**SET TASK:** Copy the listing verbatim, excluding any images found in it.
**** DATA LINES
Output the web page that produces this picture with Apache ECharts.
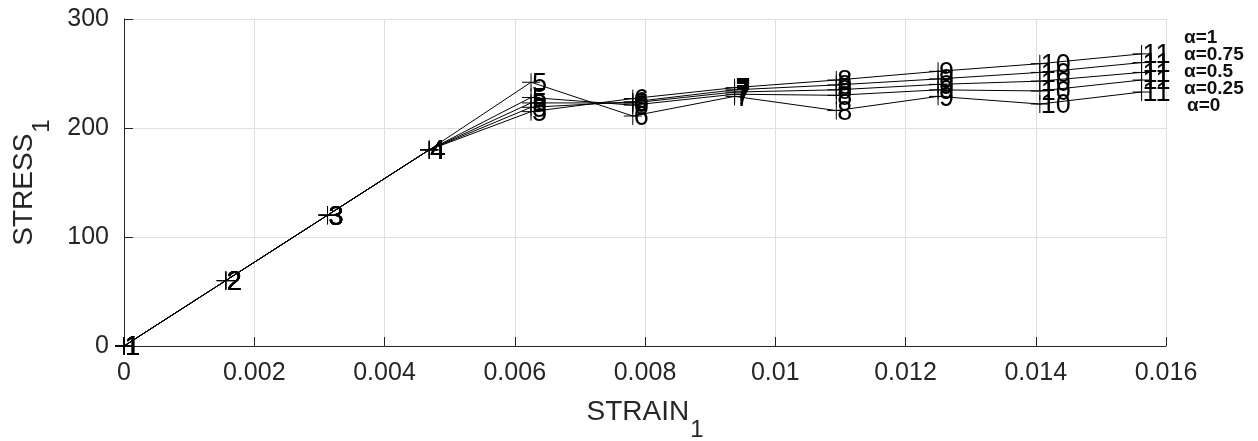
<!DOCTYPE html>
<html>
<head>
<meta charset="utf-8">
<script src="https://cdn.jsdelivr.net/npm/echarts@6/dist/echarts.min.js"></script>
<style>html,body{margin:0;padding:0;background:#fff}#c{width:1258px;height:441px}</style>
</head>
<body>
<div id="c"></div>
<script>
const strain = [0, 0.0015625, 0.003125, 0.0046875, 0.00625, 0.0078125, 0.009375, 0.0109375, 0.0125, 0.0140625, 0.015625];
const stressA0    = [0, 60, 120, 180, 242, 211, 229, 216, 229, 222, 233];
const stressA025  = [0, 60, 120, 180, 228, 221, 231, 230, 235, 234, 244];
const stressA05   = [0, 60, 120, 180, 223, 223, 233, 235, 240, 243, 251];
const stressA075  = [0, 60, 120, 180, 219, 224, 235, 239.5, 245, 251, 260];
const stressA1    = [0, 60, 120, 180, 215, 227, 237, 244, 252, 259, 268];
const seriesNames = ['α=0', 'α=0.25', 'α=0.5', 'α=0.75', 'α=1'];
const seriesData = [stressA0, stressA025, stressA05, stressA075, stressA1];
const legendLabels = ['α=1', 'α=0.75', 'α=0.5', 'α=0.25', 'α=0'];
const xTicks = [0, 0.002, 0.004, 0.006, 0.008, 0.01, 0.012, 0.014, 0.016];

const FONT = 'Liberation Sans, Arial, sans-serif';
const chart = echarts.init(document.getElementById('c'), null, {renderer: 'canvas'});

const series = seriesData.map((arr, i) => ({
  name: seriesNames[i],
  type: 'line',
  data: arr.map((v, k) => [strain[k], v]),
  symbol: 'path://M0,-8L0,8M-8,0L8,0',
  symbolSize: 18,
  showAllSymbol: true,
  animation: false,
  lineStyle: {color: '#000', width: 1},
  itemStyle: {color: 'none', borderColor: '#000', borderWidth: 1},
  label: {
    show: true,
    position: 'inside',
    align: 'left',
    verticalAlign: 'middle',
    offset: [1, 2],
    formatter: p => String(p.dataIndex + 1),
    color: '#000',
    fontSize: 27,
    fontFamily: FONT
  },
  emphasis: {disabled: true},
  z: 3
}));

const legendGraphics = legendLabels.map((t, i) => ({
  type: 'text',
  left: 1184 + (t === 'α=0' ? 3 : 0),
  top: 28 + i * 17,
  style: {text: t, fill: '#111', font: 'bold 19px Liberation Sans, Arial, sans-serif'}
}));

const nameRich = {
  a: {fontSize: 28, fontFamily: FONT, color: '#262626', verticalAlign: 'top', lineHeight: 42},
  b: {fontSize: 24, fontFamily: FONT, color: '#262626', verticalAlign: 'top', padding: [20, 0, 0, 1], lineHeight: 42}
};

chart.setOption({
  animation: false,
  backgroundColor: '#fff',
  grid: {left: 124, right: 92, top: 19, bottom: 95, containLabel: false, outerBoundsMode: 'none'},
  xAxis: {
    type: 'value',
    min: 0, max: 0.016, interval: 0.002,
    axisLine: {show: true, lineStyle: {color: '#262626', width: 1}},
    axisTick: {show: true, inside: true, length: 9, lineStyle: {color: '#262626'}},
    axisLabel: {color: '#262626', fontSize: 25, fontFamily: FONT, margin: 15,
      formatter: v => { const i = xTicks.findIndex(t => Math.abs(t - v) < 1e-9); return i >= 0 ? String(xTicks[i]) : ''; }},
    splitLine: {show: true, lineStyle: {color: '#dfdfdf', width: 1}},
    name: '{a|STRAIN}{b|1}',
    nameLocation: 'middle',
    nameGap: 52,
    nameTextStyle: {rich: nameRich}
  },
  yAxis: {
    type: 'value',
    min: 0, max: 300, interval: 100,
    axisLine: {show: true, lineStyle: {color: '#262626', width: 1}},
    axisTick: {show: true, inside: true, length: 9, lineStyle: {color: '#262626'}},
    axisLabel: {color: '#262626', fontSize: 25, fontFamily: FONT, margin: 15},
    splitLine: {show: true, lineStyle: {color: '#dfdfdf', width: 1}},
    name: '{a|STRESS}{b|1}',
    nameLocation: 'middle',
    nameGap: 72,
    nameRotate: 90,
    nameTextStyle: {rich: nameRich}
  },
  graphic: legendGraphics,
  series: series
});
</script>
</body>
</html>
********
**TASK RESPONSE:**
Output the web page that produces this picture with Apache ECharts.
<!DOCTYPE html>
<html>
<head>
<meta charset="utf-8">
<script src="https://cdn.jsdelivr.net/npm/echarts@6/dist/echarts.min.js"></script>
<style>html,body{margin:0;padding:0;background:#fff}#c{width:1258px;height:441px}</style>
</head>
<body>
<div id="c"></div>
<script>
const strain = [0, 0.0015625, 0.003125, 0.0046875, 0.00625, 0.0078125, 0.009375, 0.0109375, 0.0125, 0.0140625, 0.015625];
const stressA0    = [0, 60, 120, 180, 242, 211, 229, 216, 229, 222, 233];
const stressA025  = [0, 60, 120, 180, 228, 221, 231, 230, 235, 234, 244];
const stressA05   = [0, 60, 120, 180, 223, 223, 233, 235, 240, 243, 251];
const stressA075  = [0, 60, 120, 180, 219, 224, 235, 239.5, 245, 251, 260];
const stressA1    = [0, 60, 120, 180, 215, 227, 237, 244, 252, 259, 268];
const seriesNames = ['α=0', 'α=0.25', 'α=0.5', 'α=0.75', 'α=1'];
const seriesData = [stressA0, stressA025, stressA05, stressA075, stressA1];
const legendLabels = ['α=1', 'α=0.75', 'α=0.5', 'α=0.25', 'α=0'];
const xTicks = [0, 0.002, 0.004, 0.006, 0.008, 0.01, 0.012, 0.014, 0.016];

const FONT = 'Liberation Sans, Arial, sans-serif';
const chart = echarts.init(document.getElementById('c'), null, {renderer: 'canvas'});

const series = seriesData.map((arr, i) => ({
  name: seriesNames[i],
  type: 'line',
  data: arr.map((v, k) => [strain[k], v]),
  symbol: 'path://M0,-8L0,8M-8,0L8,0',
  symbolSize: 18,
  showAllSymbol: true,
  animation: false,
  lineStyle: {color: '#000', width: 1},
  itemStyle: {color: 'none', borderColor: '#000', borderWidth: 1},
  label: {
    show: true,
    position: 'inside',
    align: 'left',
    verticalAlign: 'middle',
    offset: [1, 2],
    formatter: p => String(p.dataIndex + 1),
    color: '#000',
    fontSize: 27,
    fontFamily: FONT
  },
  emphasis: {disabled: true},
  z: 3
}));

const legendGraphics = legendLabels.map((t, i) => ({
  type: 'text',
  left: 1184 + (t === 'α=0' ? 3 : 0),
  top: 28 + i * 17,
  style: {text: t, fill: '#111', font: 'bold 19px Liberation Sans, Arial, sans-serif'}
}));

const nameRich = {
  a: {fontSize: 28, fontFamily: FONT, color: '#262626', verticalAlign: 'top', lineHeight: 42},
  b: {fontSize: 24, fontFamily: FONT, color: '#262626', verticalAlign: 'top', padding: [20, 0, 0, 1], lineHeight: 42}
};

chart.setOption({
  animation: false,
  backgroundColor: '#fff',
  grid: {left: 124, right: 92, top: 19, bottom: 95, containLabel: false, outerBoundsMode: 'none'},
  xAxis: {
    type: 'value',
    min: 0, max: 0.016, interval: 0.002,
    axisLine: {show: true, lineStyle: {color: '#262626', width: 1}},
    axisTick: {show: true, inside: true, length: 9, lineStyle: {color: '#262626'}},
    axisLabel: {color: '#262626', fontSize: 25, fontFamily: FONT, margin: 15,
      formatter: v => { const i = xTicks.findIndex(t => Math.abs(t - v) < 1e-9); return i >= 0 ? String(xTicks[i]) : ''; }},
    splitLine: {show: true, lineStyle: {color: '#dfdfdf', width: 1}},
    name: '{a|STRAIN}{b|1}',
    nameLocation: 'middle',
    nameGap: 52,
    nameTextStyle: {rich: nameRich}
  },
  yAxis: {
    type: 'value',
    min: 0, max: 300, interval: 100,
    axisLine: {show: true, lineStyle: {color: '#262626', width: 1}},
    axisTick: {show: true, inside: true, length: 9, lineStyle: {color: '#262626'}},
    axisLabel: {color: '#262626', fontSize: 25, fontFamily: FONT, margin: 15},
    splitLine: {show: true, lineStyle: {color: '#dfdfdf', width: 1}},
    name: '{a|STRESS}{b|1}',
    nameLocation: 'middle',
    nameGap: 72,
    nameRotate: 90,
    nameTextStyle: {rich: nameRich}
  },
  graphic: legendGraphics,
  series: series
});
</script>
</body>
</html>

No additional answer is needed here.